Task instructions.
Count how many lines hold the word "chart" and give that number as the whole answer.
* start *
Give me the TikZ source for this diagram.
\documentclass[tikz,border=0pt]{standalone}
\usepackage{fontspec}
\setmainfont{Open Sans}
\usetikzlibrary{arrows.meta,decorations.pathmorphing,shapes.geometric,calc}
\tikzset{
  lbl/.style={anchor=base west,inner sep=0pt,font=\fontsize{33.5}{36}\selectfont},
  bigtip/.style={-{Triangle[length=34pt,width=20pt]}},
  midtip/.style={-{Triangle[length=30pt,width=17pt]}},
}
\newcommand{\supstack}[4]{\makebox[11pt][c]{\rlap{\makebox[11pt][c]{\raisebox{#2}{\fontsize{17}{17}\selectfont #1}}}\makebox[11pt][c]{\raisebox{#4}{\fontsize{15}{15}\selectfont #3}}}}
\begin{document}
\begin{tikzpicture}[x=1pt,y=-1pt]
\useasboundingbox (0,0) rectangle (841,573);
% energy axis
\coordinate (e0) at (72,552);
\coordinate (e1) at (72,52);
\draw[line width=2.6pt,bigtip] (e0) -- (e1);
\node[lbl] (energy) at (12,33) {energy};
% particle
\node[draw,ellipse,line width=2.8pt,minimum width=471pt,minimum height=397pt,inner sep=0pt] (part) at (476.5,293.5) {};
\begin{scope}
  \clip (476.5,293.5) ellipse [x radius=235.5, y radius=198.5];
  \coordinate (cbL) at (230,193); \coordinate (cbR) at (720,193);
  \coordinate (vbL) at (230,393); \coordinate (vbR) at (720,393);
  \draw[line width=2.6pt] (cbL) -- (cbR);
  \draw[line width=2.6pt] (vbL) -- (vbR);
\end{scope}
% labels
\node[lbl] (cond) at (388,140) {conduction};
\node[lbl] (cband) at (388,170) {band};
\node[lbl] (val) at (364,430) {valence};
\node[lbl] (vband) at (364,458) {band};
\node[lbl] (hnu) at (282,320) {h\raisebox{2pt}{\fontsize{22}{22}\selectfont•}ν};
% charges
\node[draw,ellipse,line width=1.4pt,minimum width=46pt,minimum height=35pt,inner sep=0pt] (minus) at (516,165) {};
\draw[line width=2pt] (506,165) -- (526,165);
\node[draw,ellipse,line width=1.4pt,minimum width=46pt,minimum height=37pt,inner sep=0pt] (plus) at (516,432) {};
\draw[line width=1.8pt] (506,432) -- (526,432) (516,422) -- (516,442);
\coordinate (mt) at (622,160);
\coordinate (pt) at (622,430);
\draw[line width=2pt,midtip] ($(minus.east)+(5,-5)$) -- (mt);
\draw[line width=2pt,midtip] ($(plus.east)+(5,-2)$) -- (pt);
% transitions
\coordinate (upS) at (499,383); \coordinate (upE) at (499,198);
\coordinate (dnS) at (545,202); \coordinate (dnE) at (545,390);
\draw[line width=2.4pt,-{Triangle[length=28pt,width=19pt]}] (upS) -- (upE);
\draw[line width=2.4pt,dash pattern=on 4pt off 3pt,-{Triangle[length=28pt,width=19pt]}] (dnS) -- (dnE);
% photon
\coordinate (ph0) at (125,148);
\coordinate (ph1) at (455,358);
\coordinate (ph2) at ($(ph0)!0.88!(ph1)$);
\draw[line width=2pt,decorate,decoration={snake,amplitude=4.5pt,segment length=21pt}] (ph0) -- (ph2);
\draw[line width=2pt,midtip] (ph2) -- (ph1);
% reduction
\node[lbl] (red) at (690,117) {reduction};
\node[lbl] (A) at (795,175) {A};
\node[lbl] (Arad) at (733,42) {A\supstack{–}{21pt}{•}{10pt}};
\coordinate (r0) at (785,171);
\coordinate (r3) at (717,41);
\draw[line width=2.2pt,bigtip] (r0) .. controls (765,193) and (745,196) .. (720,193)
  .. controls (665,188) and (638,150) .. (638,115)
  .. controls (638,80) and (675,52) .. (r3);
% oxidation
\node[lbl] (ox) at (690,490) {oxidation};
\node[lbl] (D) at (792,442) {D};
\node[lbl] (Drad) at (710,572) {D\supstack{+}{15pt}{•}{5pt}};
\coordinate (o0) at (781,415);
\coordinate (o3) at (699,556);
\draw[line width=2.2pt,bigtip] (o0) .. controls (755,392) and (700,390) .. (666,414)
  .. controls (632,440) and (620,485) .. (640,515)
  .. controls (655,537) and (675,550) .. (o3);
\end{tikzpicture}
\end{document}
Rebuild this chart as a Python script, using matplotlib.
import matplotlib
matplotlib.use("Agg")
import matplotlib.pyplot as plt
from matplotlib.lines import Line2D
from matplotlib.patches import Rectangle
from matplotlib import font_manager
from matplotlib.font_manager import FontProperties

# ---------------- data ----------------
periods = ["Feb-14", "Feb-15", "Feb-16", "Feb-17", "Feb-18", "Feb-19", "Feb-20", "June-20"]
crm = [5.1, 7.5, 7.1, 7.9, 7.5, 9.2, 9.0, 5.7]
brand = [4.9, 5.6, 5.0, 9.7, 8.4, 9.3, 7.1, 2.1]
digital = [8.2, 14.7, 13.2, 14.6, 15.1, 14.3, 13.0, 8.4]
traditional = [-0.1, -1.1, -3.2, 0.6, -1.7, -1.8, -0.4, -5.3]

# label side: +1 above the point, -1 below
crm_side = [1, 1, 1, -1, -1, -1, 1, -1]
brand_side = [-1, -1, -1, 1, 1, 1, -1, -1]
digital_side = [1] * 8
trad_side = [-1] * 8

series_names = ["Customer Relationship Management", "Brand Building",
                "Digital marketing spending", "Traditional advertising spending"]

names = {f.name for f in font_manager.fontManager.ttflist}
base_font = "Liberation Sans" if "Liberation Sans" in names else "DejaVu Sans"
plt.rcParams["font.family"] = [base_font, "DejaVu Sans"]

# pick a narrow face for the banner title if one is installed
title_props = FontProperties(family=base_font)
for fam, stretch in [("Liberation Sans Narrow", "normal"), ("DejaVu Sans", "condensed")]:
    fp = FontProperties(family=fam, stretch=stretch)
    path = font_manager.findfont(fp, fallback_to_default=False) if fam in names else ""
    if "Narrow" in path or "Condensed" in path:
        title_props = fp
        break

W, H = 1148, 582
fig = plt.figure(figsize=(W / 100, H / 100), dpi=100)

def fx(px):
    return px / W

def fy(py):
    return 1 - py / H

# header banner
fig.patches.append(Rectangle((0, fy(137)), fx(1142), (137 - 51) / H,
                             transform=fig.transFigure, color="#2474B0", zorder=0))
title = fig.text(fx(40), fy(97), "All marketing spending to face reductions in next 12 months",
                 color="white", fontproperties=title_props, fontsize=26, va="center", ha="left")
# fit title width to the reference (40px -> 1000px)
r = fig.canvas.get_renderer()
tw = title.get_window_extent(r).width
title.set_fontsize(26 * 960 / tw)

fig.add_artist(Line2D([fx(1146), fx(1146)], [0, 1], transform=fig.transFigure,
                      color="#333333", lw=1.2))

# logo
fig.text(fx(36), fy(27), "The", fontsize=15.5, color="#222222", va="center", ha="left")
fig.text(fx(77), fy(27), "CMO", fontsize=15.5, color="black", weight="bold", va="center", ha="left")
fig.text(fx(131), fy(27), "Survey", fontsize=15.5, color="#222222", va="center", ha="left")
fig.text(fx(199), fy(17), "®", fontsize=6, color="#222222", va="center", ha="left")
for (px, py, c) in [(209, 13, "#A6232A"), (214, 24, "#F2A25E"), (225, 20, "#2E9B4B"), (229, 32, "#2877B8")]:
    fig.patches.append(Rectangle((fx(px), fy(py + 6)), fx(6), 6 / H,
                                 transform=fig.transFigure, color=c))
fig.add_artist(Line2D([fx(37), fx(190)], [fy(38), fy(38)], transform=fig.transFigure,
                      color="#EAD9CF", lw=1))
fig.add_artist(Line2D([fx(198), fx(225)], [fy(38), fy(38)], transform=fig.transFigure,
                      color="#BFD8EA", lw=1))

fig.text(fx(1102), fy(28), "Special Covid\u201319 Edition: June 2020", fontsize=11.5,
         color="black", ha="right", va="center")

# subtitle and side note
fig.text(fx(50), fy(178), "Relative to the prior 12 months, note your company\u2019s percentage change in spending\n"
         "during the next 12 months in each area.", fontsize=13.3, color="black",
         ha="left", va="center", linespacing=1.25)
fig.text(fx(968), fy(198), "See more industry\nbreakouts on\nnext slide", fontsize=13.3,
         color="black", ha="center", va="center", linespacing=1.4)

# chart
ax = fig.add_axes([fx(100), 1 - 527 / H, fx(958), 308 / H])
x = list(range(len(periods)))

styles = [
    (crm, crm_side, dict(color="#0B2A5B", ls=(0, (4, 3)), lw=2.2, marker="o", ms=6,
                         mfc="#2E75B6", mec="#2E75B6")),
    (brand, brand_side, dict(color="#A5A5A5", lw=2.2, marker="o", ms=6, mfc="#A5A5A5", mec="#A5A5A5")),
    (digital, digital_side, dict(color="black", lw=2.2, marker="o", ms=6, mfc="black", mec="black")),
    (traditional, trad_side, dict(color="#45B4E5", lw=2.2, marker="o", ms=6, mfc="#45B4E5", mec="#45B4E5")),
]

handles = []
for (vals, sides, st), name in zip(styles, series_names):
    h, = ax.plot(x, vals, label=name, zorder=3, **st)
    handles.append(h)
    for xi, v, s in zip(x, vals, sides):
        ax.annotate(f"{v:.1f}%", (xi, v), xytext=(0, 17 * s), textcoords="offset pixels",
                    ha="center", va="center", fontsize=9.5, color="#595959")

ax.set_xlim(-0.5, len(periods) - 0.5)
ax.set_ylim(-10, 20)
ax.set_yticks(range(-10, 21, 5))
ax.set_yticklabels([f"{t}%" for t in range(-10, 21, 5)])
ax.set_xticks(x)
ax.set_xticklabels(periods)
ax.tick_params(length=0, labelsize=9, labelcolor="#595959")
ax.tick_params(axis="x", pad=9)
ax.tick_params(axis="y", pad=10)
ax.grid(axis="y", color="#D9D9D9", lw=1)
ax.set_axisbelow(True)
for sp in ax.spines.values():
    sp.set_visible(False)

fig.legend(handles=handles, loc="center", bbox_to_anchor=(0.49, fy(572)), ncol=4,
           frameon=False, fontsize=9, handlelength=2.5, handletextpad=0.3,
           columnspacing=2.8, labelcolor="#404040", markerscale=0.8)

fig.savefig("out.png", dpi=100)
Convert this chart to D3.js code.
* end *
Answer.
3